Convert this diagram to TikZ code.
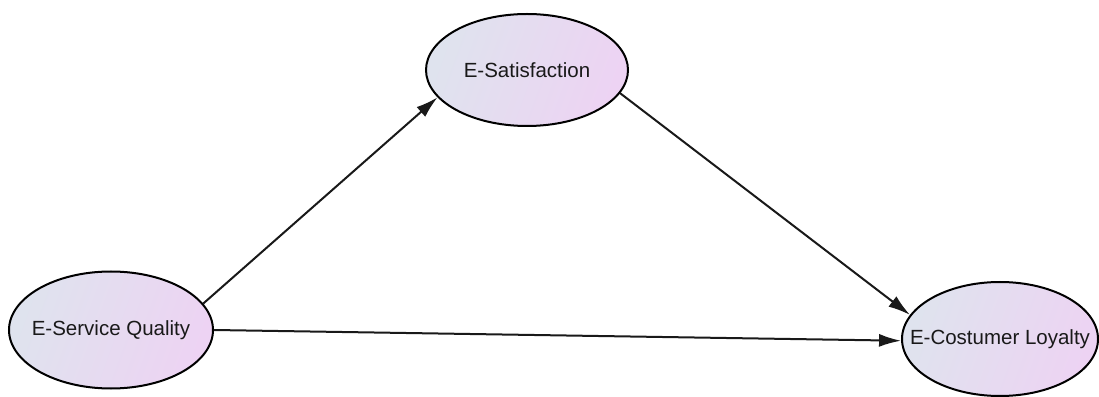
\documentclass[tikz,border=0pt]{standalone}
\usepackage{fontspec}
\setmainfont{Liberation Sans}
\usetikzlibrary{arrows.meta,shapes.geometric}
\definecolor{gl}{HTML}{DFE3EE}
\definecolor{gr}{HTML}{EDD3F3}
\begin{document}
\begin{tikzpicture}[x=1pt,y=1pt,
  latent/.style={ellipse, draw=black, line width=2pt, left color=gl, right color=gr,
    shading angle=70, inner sep=0pt},
  lbl/.style={text=black!90, font=\fontsize{20.5}{24}\selectfont},
  link/.style={line width=2pt, draw=black!90, -{Latex[length=22pt,width=13pt]}}]
\useasboundingbox (0,0) rectangle (1099,396);
\node[latent, minimum width=202pt, minimum height=112pt,
  label={[lbl]center:E-Satisfaction}] (sat) at (527,326) {};
\node[latent, minimum width=204pt, minimum height=117pt,
  label={[lbl]center:E-Service Quality}] (esq) at (111,66) {};
\node[latent, minimum width=196pt, minimum height=114pt,
  label={[lbl]center:E-Costumer Loyalty}] (ecl) at (1000,57) {};
\draw[link] (esq.16) -- (sat.197);
\draw[link] (sat.346) -- (ecl.165);
\draw[link] (esq.0) -- (ecl.181);
\end{tikzpicture}
\end{document}
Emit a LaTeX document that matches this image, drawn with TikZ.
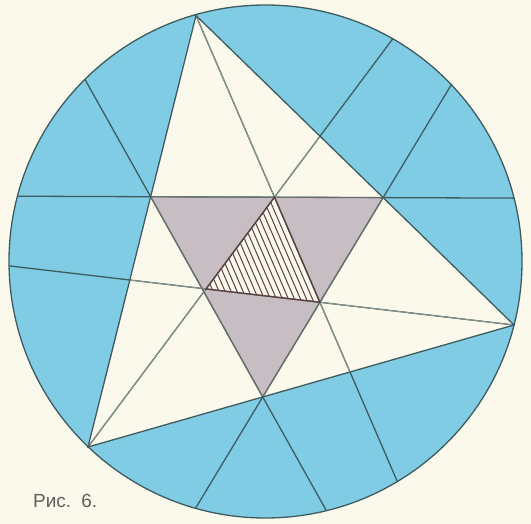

......

▶ EXERCISE INSTRUCTIONS
Retype all of the entries exactly as written, leaving out any images.

▶ RESULT OF THIS TASK
Convert this diagram to TikZ code.
\documentclass[tikz,border=0pt]{standalone}
\usepackage{fontspec}
\setmainfont{Liberation Sans}
\usetikzlibrary{arrows.meta,shapes.geometric}
\definecolor{gl}{HTML}{DFE3EE}
\definecolor{gr}{HTML}{EDD3F3}
\begin{document}
\begin{tikzpicture}[x=1pt,y=1pt,
  latent/.style={ellipse, draw=black, line width=2pt, left color=gl, right color=gr,
    shading angle=70, inner sep=0pt},
  lbl/.style={text=black!90, font=\fontsize{20.5}{24}\selectfont},
  link/.style={line width=2pt, draw=black!90, -{Latex[length=22pt,width=13pt]}}]
\useasboundingbox (0,0) rectangle (1099,396);
\node[latent, minimum width=202pt, minimum height=112pt,
  label={[lbl]center:E-Satisfaction}] (sat) at (527,326) {};
\node[latent, minimum width=204pt, minimum height=117pt,
  label={[lbl]center:E-Service Quality}] (esq) at (111,66) {};
\node[latent, minimum width=196pt, minimum height=114pt,
  label={[lbl]center:E-Costumer Loyalty}] (ecl) at (1000,57) {};
\draw[link] (esq.16) -- (sat.197);
\draw[link] (sat.346) -- (ecl.165);
\draw[link] (esq.0) -- (ecl.181);
\end{tikzpicture}
\end{document}
Emit a LaTeX document that matches this image, drawn with TikZ.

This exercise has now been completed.